When Veneer Problems Pop Up

Veneers can be the perfect solution for those with discolored and mishappen teeth. They are the non-surgical way to get beautiful teeth without a long process. When problems with veneers do pop up, they are often easily solved. Read on to find out more.

How Long Do Veneers Last?

The life of your veneer varies. Several factors can affect the life of a veneer such as eating habits, dental hygiene practices, medication usage, and more. A veneer is meant to adhere to the front of a tooth that is unattractive in some way. They can cover stains, pits, cracks, and other imperfections that have nothing to do with the health of your teeth. It's nearly impossible to predict how long a veneer will last. 

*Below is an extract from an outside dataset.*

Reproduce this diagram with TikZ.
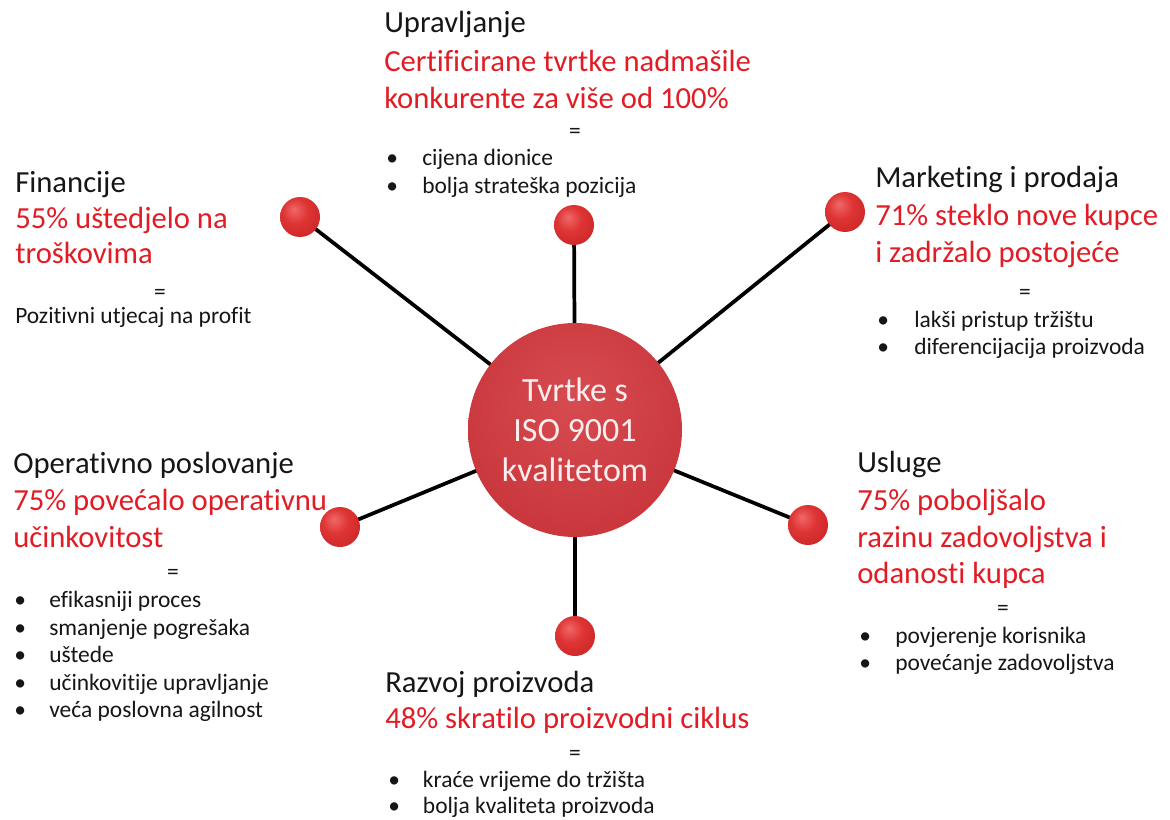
\documentclass[tikz,border=0pt]{standalone}
\usepackage{fontspec}
\setmainfont{Carlito}[Ligatures={CommonOff,ContextualOff}]
\usetikzlibrary{backgrounds}
\definecolor{txtred}{RGB}{226,28,36}
\definecolor{txtblack}{RGB}{22,22,22}
\definecolor{ballhi}{RGB}{240,104,104}
\definecolor{ballmid}{RGB}{222,52,52}
\definecolor{balldark}{RGB}{196,32,34}
\definecolor{ballrim}{RGB}{140,16,16}
\definecolor{hubhi}{RGB}{214,76,80}
\definecolor{hubmid}{RGB}{201,54,60}
\definecolor{hubdark}{RGB}{182,40,46}
\definecolor{hubrim}{RGB}{145,28,32}
\definecolor{hubtext}{RGB}{252,238,238}
\pgfdeclareradialshading{smallball}{\pgfpoint{-8bp}{10bp}}{color(0bp)=(ballhi); color(16bp)=(ballmid); color(42bp)=(balldark); color(62bp)=(ballrim)}
\pgfdeclareradialshading{bigball}{\pgfpoint{0bp}{8bp}}{color(0bp)=(hubhi); color(30bp)=(hubmid); color(52bp)=(hubdark); color(58bp)=(hubrim)}
\newcommand\bulpt[1]{\makebox[#1][l]{•}}
\begin{document}
\begin{tikzpicture}[x=0.75pt,y=-0.75pt,
  title/.style={anchor=base west, inner sep=0pt, font=\fontsize{23}{27.75}\selectfont, text=txtblack},
  redtxt/.style={anchor=base west, inner sep=0pt, font=\fontsize{23}{27.75}\selectfont, text=txtred},
  eqsign/.style={anchor=base, inner sep=0pt, font=\fontsize{17.6}{21}\selectfont, text=txtblack},
  blist/.style={anchor=base west, inner sep=0pt, font=\fontsize{17.6}{21}\selectfont, text=txtblack},
  spoke/.style={line width=2.8pt, black},
  knob/.style={circle, minimum size=30pt, inner sep=0pt, shading=smallball},
  hub/.style={circle, minimum size=160.5pt, inner sep=0pt, shading=bigball, text=hubtext, align=center, font=\fontsize{25.5}{30}\selectfont}]
\useasboundingbox (0,0) rectangle (1170,820);

% Financije
\node[title] (fT) at (15,192) {Financije};
\node[redtxt] (fR1) at (15,228) {55\% uštedjelo na};
\node[redtxt] (fR2) at (15,263) {troškovima};
\node[eqsign] (fE) at (160,299) {=};
\node[blist] (fB1) at (15,323) {Pozitivni utjecaj na profit};

% Upravljanje
\node[title] (uT) at (384,33) {Upravljanje};
\node[redtxt] (uR1) at (384,72) {Certificirane tvrtke nadmašile};
\node[redtxt] (uR2) at (384,109) {konkurente za više od 100\%};
\node[eqsign] (uE) at (575,139) {=};
\node[blist] (uB1) at (386,166) {\bulpt{27pt}cijena dionice};
\node[blist] (uB2) at (386,194) {\bulpt{27pt}bolja strateška pozicija};

% Marketing
\node[title] (mT) at (875,187) {Marketing i prodaja};
\node[redtxt] (mR1) at (875,225) {71\% steklo nove kupce};
\node[redtxt] (mR2) at (875,262) {i zadržalo postojeće};
\node[eqsign] (mE) at (1025,299) {=};
\node[blist] (mB1) at (877,327) {\bulpt{27.75pt}lakši pristup tržištu};
\node[blist] (mB2) at (877,354) {\bulpt{27.75pt}diferencijacija proizvoda};

% Operativno
\node[title] (oT) at (13,473) {Operativno poslovanje};
\node[redtxt] (oR1) at (13,510) {75\% povećalo operativnu};
\node[redtxt] (oR2) at (13,547) {učinkovitost};
\node[eqsign] (oE) at (173,579) {=};
\node[blist] (oB1) at (14,607) {\bulpt{26.25pt}efikasniji proces};
\node[blist] (oB2) at (14,635) {\bulpt{26.25pt}smanjenje pogrešaka};
\node[blist] (oB3) at (14,662) {\bulpt{26.25pt}uštede};
\node[blist] (oB4) at (14,690) {\bulpt{26.25pt}učinkovitije upravljanje};
\node[blist] (oB5) at (14,717) {\bulpt{26.25pt}veća poslovna agilnost};

% Usluge
\node[title] (sT) at (857,472) {Usluge};
\node[redtxt] (sR1) at (857,510) {75\% poboljšalo};
\node[redtxt] (sR2) at (857,547) {razinu zadovoljstva i};
\node[redtxt] (sR3) at (857,583) {odanosti kupca};
\node[eqsign] (sE) at (1003,615) {=};
\node[blist] (sB1) at (859,643) {\bulpt{27pt}povjerenje korisnika};
\node[blist] (sB2) at (859,670) {\bulpt{27pt}povećanje zadovoljstva};

% Razvoj
\node[title] (rT) at (385,692) {Razvoj proizvoda};
\node[redtxt] (rR1) at (385,728) {48\% skratilo proizvodni ciklus};
\node[eqsign] (rE) at (575,760) {=};
\node[blist] (rB1) at (388,787) {\bulpt{26pt}kraće vrijeme do tržišta};
\node[blist] (rB2) at (388,813) {\bulpt{26pt}bolja kvaliteta proizvoda};

% hub and knobs
\node[hub] (hub) at (575,430) {Tvrtke s\\ISO 9001\\kvalitetom};
\node[knob] (kF) at (300,217) {};
\node[knob] (kU) at (574,225) {};
\node[knob] (kM) at (845,212) {};
\node[knob] (kO) at (340,527) {};
\node[knob] (kS) at (808,525) {};
\node[knob] (kR) at (575,636) {};

\begin{pgfonlayer}{background}
\draw[spoke] (hub.center) -- (kF.center);
\draw[spoke] (hub.center) -- (kU.center);
\draw[spoke] (hub.center) -- (kM.center);
\draw[spoke] (hub.center) -- (kO.center);
\draw[spoke] (hub.center) -- (kS.center);
\draw[spoke] (hub.center) -- (kR.center);
\end{pgfonlayer}
\end{tikzpicture}
\end{document}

When a veneer fails, it may begin peeling away at the outer edges. It's often the adhesive that attaches the veneer to the tooth that fails before the veneer, however. That is why it's important to get to the dentist right away if you notice a peeling veneer. Your dentist might be able to save the veneer and re-bond it to your tooth again. That is a lot less expensive than an entirely new veneer. 

What and How You Eat Matters

Your dentist probably warned you about foods and habits that can damage your veneers after they were applied. However, new veneers are often relatively impervious to damage because the bonding cement and the veneer are new. As time goes on, though, some who have veneers may become so used to them that they forget to watch what they eat. To preserve the life of your veneer, follow these tips, regardless of how long you have had them:

  • Don't chew ice, hard candies, cough drops, and other hard foods.
  • Avoid chewing tough or crunchy goods like meats, popcorn, and nuts.

Bruxism (Teeth Grinding)

Many people who live alone or sleep with heavy sleepers grind their teeth at night but may not know it. Your dentist, however, can usually tell if you grind your teeth at night. This habit can not only wreak havoc with your veneers but also can wear down all of your teeth and damage your enamel. Your dentist may suggest you wear a mouthguard at night.  

You May Have a Cavity

Unfortunately, having a veneer is no barrier to decay. Your tooth underneath the veneer can become decayed, placing your veneer in jeopardy. In most cases, the repair of the cavity may involve the removal of the veneer. However, unless it's damaged, the veneer can be replaced after the decay is treated.